November 15th, 2012 Tools

Have you recently moved into a new home only to discover that its former occupants were smokers? Perhaps you've quit cigarettes for awhile and have just now realized how much your house really stinks. As it turns out, tobacco toxins can stay in dust and on surfaces long after smoking is eliminated from the area. This is also known as "thirdhand smoke," and, even the smell and off-color walls are enough to make you want to do something. Here are some tips on getting rid of any evidence that a smoker once sat in your living room.

Step one is to lay out a couple of bowls of white vinegar. After a day or two, they can absorb a lot of the smell. This can help dramatically, but it won't do anything about the smoke stains that might be on the walls. If you want to deal with that, you're going to have to do some heavy-duty scrubbing.

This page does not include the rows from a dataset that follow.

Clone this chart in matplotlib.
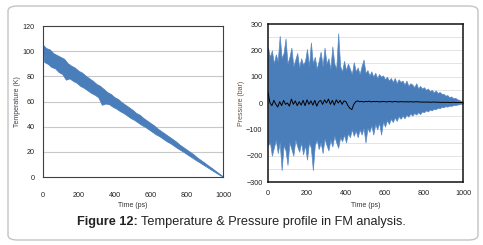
import numpy as np
import matplotlib
matplotlib.use("Agg")
import matplotlib.pyplot as plt
from matplotlib.patches import FancyBboxPatch

plt.rcParams["font.family"] = ["Liberation Sans", "DejaVu Sans"]

# ----------------------------------------------------------------------
# Data (time in ps)
# ----------------------------------------------------------------------
# Temperature band: upper edge every 20 ps (0..1000), lower edge at 10..990
temp_t_upper = np.arange(0, 1001, 20)
temp_upper = [105, 102, 101, 98, 96.5, 95, 93.5, 90, 88, 86.5,
              84, 82.5, 80, 78, 76, 73.5, 72, 69.5, 67, 65.5,
              63, 61.5, 59, 57, 55, 53, 50.5, 49, 46.5, 44.5,
              42.5, 40.5, 38, 36, 34, 32, 30, 28, 25.5, 23.5,
              21.5, 19.5, 17.5, 15, 13, 11, 8.8, 6.8, 4.6, 2.5,
              0.3]
temp_t_lower = np.arange(10, 1000, 20)
temp_lower = [91, 89.5, 87, 86, 83, 81.5, 77, 78, 76, 74.5,
              72, 70.5, 68.5, 66.5, 65, 63, 57, 58, 57.5, 55.5,
              54, 52, 50.5, 48.5, 46.5, 45, 43, 41, 39.5, 37.5,
              35.5, 33.5, 32, 30, 28, 26.5, 24.5, 22.5, 20.8, 19,
              17, 15.2, 13.3, 11.5, 9.7, 7.9, 6.1, 4.3, 2.5, 0.8]

# Pressure: upper / lower peaks every 10 ps
pres_t = np.arange(0, 1001, 10)
pres_upper = [210, 175, 200, 150, 185, 160, 255, 170, 190, 245,
              150, 175, 210, 140, 165, 190, 135, 170, 145, 160,
              205, 140, 230, 150, 175, 130, 160, 195, 140, 210,
              150, 170, 130, 215, 150, 130, 265, 140, 120, 160,
              125, 150, 130, 110, 155, 120, 135, 110, 140, 165,
              115, 125, 105, 120, 100, 115, 95, 110, 100, 105,
              90, 100, 85, 95, 80, 95, 75, 90, 80, 85,
              70, 85, 65, 75, 70, 60, 75, 55, 65, 55,
              60, 50, 55, 45, 50, 40, 48, 38, 42, 35,
              35, 28, 30, 22, 25, 18, 20, 14, 12, 8,
              5]
pres_lower = [-160, -150, -200, -170, -140, -190, -150, -255, -160, -180,
              -235, -150, -175, -200, -140, -165, -185, -150, -195, -160,
              -215, -150, -170, -255, -160, -140, -175, -150, -190, -135,
              -160, -180, -140, -165, -125, -150, -170, -130, -145, -120,
              -150, -115, -130, -100, -125, -105, -130, -100, -120, -95,
              -150, -95, -110, -85, -120, -80, -100, -75, -120, -70,
              -90, -65, -80, -60, -72, -55, -68, -50, -60, -48,
              -58, -45, -52, -40, -48, -38, -44, -35, -42, -32,
              -35, -28, -32, -25, -28, -22, -24, -18, -20, -15,
              -16, -12, -14, -10, -11, -8, -8, -6, -5, -3,
              -2]
pres_mean = [40, 0, -10, 10, -5, -15, 5, -10, 10, -5,
             0, -12, 15, -5, 8, -10, 5, -8, 10, -10,
             12, -5, 8, -8, 10, -12, 5, 10, -5, 12,
             0, 15, -5, 10, -8, 12, 0, 10, -5, 8,
             5, -10, -20, -25, -5, 5, 8, 5, 6, 4,
             6, 5, 7, 4, 6, 5, 6, 4, 5, 6,
             5, 4, 6, 5, 4, 6, 5, 4, 5, 5,
             4, 5, 4, 5, 4, 4, 5, 4, 4, 3,
             4, 3, 4, 3, 3, 4, 3, 3, 3, 2,
             3, 2, 3, 2, 2, 3, 2, 2, 2, 2,
             2]

blue = "#4a7ebb"
fig = plt.figure(figsize=(4.83, 2.45), dpi=100)

# outer rounded frame (outline only)
frame = FancyBboxPatch((8 / 483, 5 / 245), 470 / 483, 234 / 245,
                       boxstyle="round,pad=0,rounding_size=0.02",
                       transform=fig.transFigure, facecolor="none",
                       edgecolor="#c4c4c4", linewidth=1.0, zorder=-1)
fig.patches.append(frame)

# ----------------------------------------------------------------------
# Left: temperature (noisy band as a polygon through the peaks)
# ----------------------------------------------------------------------
ax1 = fig.add_axes([43 / 483, 1 - 177 / 245, 180 / 483, 151 / 245])
band_t = np.r_[temp_t_upper, temp_t_lower[::-1]]
band_v = np.r_[temp_upper, temp_lower[::-1]]
ax1.fill(band_t, band_v, color=blue, linewidth=0.6, edgecolor=blue, zorder=2)
ax1.set_xlim(0, 1000)
ax1.set_ylim(0, 120)
ax1.set_xticks(range(0, 1001, 200))
ax1.set_yticks(range(0, 121, 20))
for y in range(20, 101, 20):
    ax1.axhline(y, color="#c8c8c8", linewidth=0.8, zorder=0)
ax1.tick_params(length=0, labelsize=5.2, colors="#222222")
ax1.tick_params(axis="x", pad=11)
ax1.tick_params(axis="y", pad=6)
for s in ax1.spines.values():
    s.set_color("#404040")
    s.set_linewidth(0.8)
ax1.set_xlabel("Time (ps)", fontsize=5, color="#333333", labelpad=2)
ax1.set_ylabel("Temperature (K)", fontsize=5, color="#3a4050")
ax1.yaxis.set_label_coords(-0.122, 0.5)

# ----------------------------------------------------------------------
# Right: pressure
# ----------------------------------------------------------------------
ax2 = fig.add_axes([268 / 483, 1 - 182 / 245, 195 / 483, 158 / 245])
ax2.fill_between(pres_t, pres_lower, pres_upper, color=blue, linewidth=0.5,
                 edgecolor="#5b8ac4", zorder=2)
ax2.plot(pres_t, pres_mean, color="black", linewidth=0.7, zorder=3)
ax2.set_xlim(0, 1000)
ax2.set_ylim(-300, 300)
ax2.set_xticks(range(0, 1001, 200))
ax2.set_yticks(range(-300, 301, 100))
for y in range(-250, 300, 50):
    ax2.axhline(y, color="#e4e4e4", linewidth=0.7, zorder=0)
ax2.tick_params(length=0, labelsize=5.2, colors="#222222")
ax2.tick_params(axis="x", pad=6)
ax2.tick_params(axis="y", pad=4)
for s in ax2.spines.values():
    s.set_color("#111111")
    s.set_linewidth(1.1)
ax2.set_xlabel("Time (ps)", fontsize=5, color="#333333", labelpad=3)
ax2.set_ylabel("Pressure (bar)", fontsize=5, color="#6a4e3a")
ax2.yaxis.set_label_coords(-0.118, 0.5)

# caption: bold lead-in followed by regular text
cap_y = 1 - 222 / 245
t_bold = fig.text(77 / 483, cap_y, "Figure 12:", fontsize=9.2, fontweight="bold",
                  color="#222222", va="center", ha="left")
renderer = fig.canvas.get_renderer()
bb = t_bold.get_window_extent(renderer)
fig.text((bb.x1 + 3) / fig.bbox.width, cap_y,
         "Temperature & Pressure profile in FM analysis.", fontsize=9.2,
         color="#222222", va="center", ha="left")

plt.savefig("out.png", dpi=100)
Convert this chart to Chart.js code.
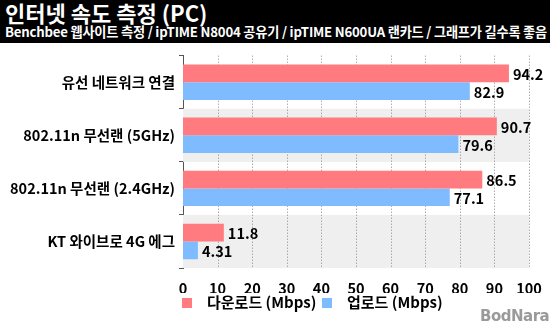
<!DOCTYPE html>
<html>
<head>
<meta charset="utf-8">
<script src="https://cdn.jsdelivr.net/npm/chart.js@4"></script>
<style>
  body { margin: 0; width: 550px; height: 330px; background: #fff; overflow: hidden; position: relative;
         font-family: 'Noto Sans CJK KR', 'Noto Sans', sans-serif; }
  #header { position: absolute; left: 0; top: 0; width: 550px; height: 43px; background: #000; color: #fff; }
  #title { position: absolute; left: 5px; top: -4px; font-size: 22px; font-weight: bold; white-space: nowrap; }
  #subtitle { position: absolute; left: 5px; top: 22px; font-size: 13.2px; font-weight: bold; white-space: nowrap; letter-spacing: -0.2px; }
  #wrap { position: absolute; left: 0; top: 43px; width: 550px; height: 250px; }
  .box { position: absolute; top: 298px; width: 10px; height: 10px; }
  .lbl { position: absolute; top: 292px; font-size: 15px; line-height: 20px; font-weight: bold; color: #000; white-space: nowrap; }
  #mark { position: absolute; left: 480px; top: 307px; font-size: 15px; font-weight: 900; color: #9a9a9a; font-family: 'DejaVu Sans', sans-serif; letter-spacing: -0.5px; }
</style>
</head>
<body>
<div id="header">
  <div id="title">인터넷 속도 측정 (PC)</div>
  <div id="subtitle">Benchbee 웹사이트 측정 / ipTIME N8004 공유기 / ipTIME N600UA 랜카드 / 그래프가 길수록 좋음</div>
</div>
<div id="wrap"><canvas id="chart" width="550" height="250"></canvas></div>
<div id="legend"></div>
<div id="mark">BodNara</div>
<script>
const categories = ['유선 네트워크 연결', '802.11n 무선랜 (5GHz)', '802.11n 무선랜 (2.4GHz)', 'KT 와이브로 4G 에그'];
const download = [94.2, 90.7, 86.5, 11.8];
const upload = [82.9, 79.6, 77.1, 4.31];
const seriesNames = ['다운로드 (Mbps)', '업로드 (Mbps)'];
const colors = ['#ff7b7f', '#7fbcff'];
const xTicks = [0, 10, 20, 30, 40, 50, 60, 70, 80, 90, 100];

const font = "'Noto Sans CJK KR', 'Noto Sans', sans-serif";

// legend
const legendEl = document.getElementById('legend');
const legendX = [182, 322];
seriesNames.forEach((name, i) => {
    const box = document.createElement('div');
    box.className = 'box';
    box.style.left = legendX[i] + 'px';
    box.style.background = colors[i];
    const lbl = document.createElement('div');
    lbl.className = 'lbl';
    lbl.style.left = (legendX[i] + 25) + 'px';
    lbl.textContent = name;
    legendEl.append(box, lbl);
});

// gray band behind every second category, then dotted vertical grid
const bandPlugin = {
    id: 'bands',
    beforeDatasetsDraw(chart) {
        const { ctx, chartArea, scales } = chart;
        const y = scales.y;
        const half = (y.getPixelForValue(1) - y.getPixelForValue(0)) / 2;
        ctx.save();
        ctx.fillStyle = '#efefef';
        categories.forEach((c, i) => {
            if (i % 2 === 1) {
                const cy = y.getPixelForValue(i);
                ctx.fillRect(chartArea.left, cy - half, chartArea.right - chartArea.left, half * 2);
            }
        });
        // dotted grid
        ctx.strokeStyle = '#888';
        ctx.lineWidth = 1;
        ctx.setLineDash([1, 2]);
        xTicks.forEach(v => {
            if (v === 0) return;
            const px = Math.round(scales.x.getPixelForValue(v)) + 0.5;
            ctx.beginPath();
            ctx.moveTo(px, chartArea.top);
            ctx.lineTo(px, chartArea.bottom);
            ctx.stroke();
        });
        ctx.restore();
    }
};

// value labels at end of bars
const valuePlugin = {
    id: 'values',
    afterDatasetsDraw(chart) {
        const ctx = chart.ctx;
        ctx.save();
        ctx.font = 'bold 14.5px ' + font;
        ctx.fillStyle = '#000';
        ctx.textBaseline = 'middle';
        chart.data.datasets.forEach((ds, di) => {
            chart.getDatasetMeta(di).data.forEach((bar, i) => {
                ctx.fillText(String(ds.data[i]), bar.x + 4, bar.y + 1);
            });
        });
        ctx.restore();
    }
};

new Chart(document.getElementById('chart'), {
    type: 'bar',
    data: {
        labels: categories,
        datasets: [
            { label: seriesNames[0], data: download, backgroundColor: colors[0] },
            { label: seriesNames[1], data: upload, backgroundColor: colors[1] }
        ]
    },
    options: {
        indexAxis: 'y',
        responsive: false,
        animation: false,
        layout: { padding: { top: 9, right: 21, bottom: 0, left: 0 } },
        datasets: { bar: { categoryPercentage: 0.667, barPercentage: 1.0 } },
        plugins: { legend: { display: false }, tooltip: { enabled: false } },
        scales: {
            x: {
                min: 0, max: 100,
                afterBuildTicks: (s) => { s.ticks = xTicks.map(v => ({ value: v })); },
                afterFit: (s) => { s.height = 25; },
                border: { display: false },
                grid: { display: false },
                ticks: { color: '#000', padding: 4, font: { family: font, size: 14.5, weight: 'bold' } }
            },
            y: {
                afterFit: (s) => { s.width = 183; },
                border: { display: true, color: '#555', width: 1 },
                grid: { offset: true, drawOnChartArea: false, tickLength: 4, color: '#555' },
                ticks: { color: '#000', padding: 4, font: { family: font, size: 14.5, weight: 'bold' } }
            }
        }
    },
    plugins: [bandPlugin, valuePlugin]
});
</script>
</body>
</html>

Start by making a cleaning solution, with either bleach, ammonia or vinegar mixed with water, getting a sponge wet and scrubbing those walls like there's no tomorrow. It's also a good idea to remove any drapery that may still be holding on to that smoky smell. If you happen to have inherited any furniture that's also pretty stinky, try sprinkling on a little bit of carpet cleaning solution and sucking it up with a vacuum with an upholstery attachment.

Naturally, you'll want to keep all of the windows open as much as possible. The more you air out the space, the less hard work you'll have to do!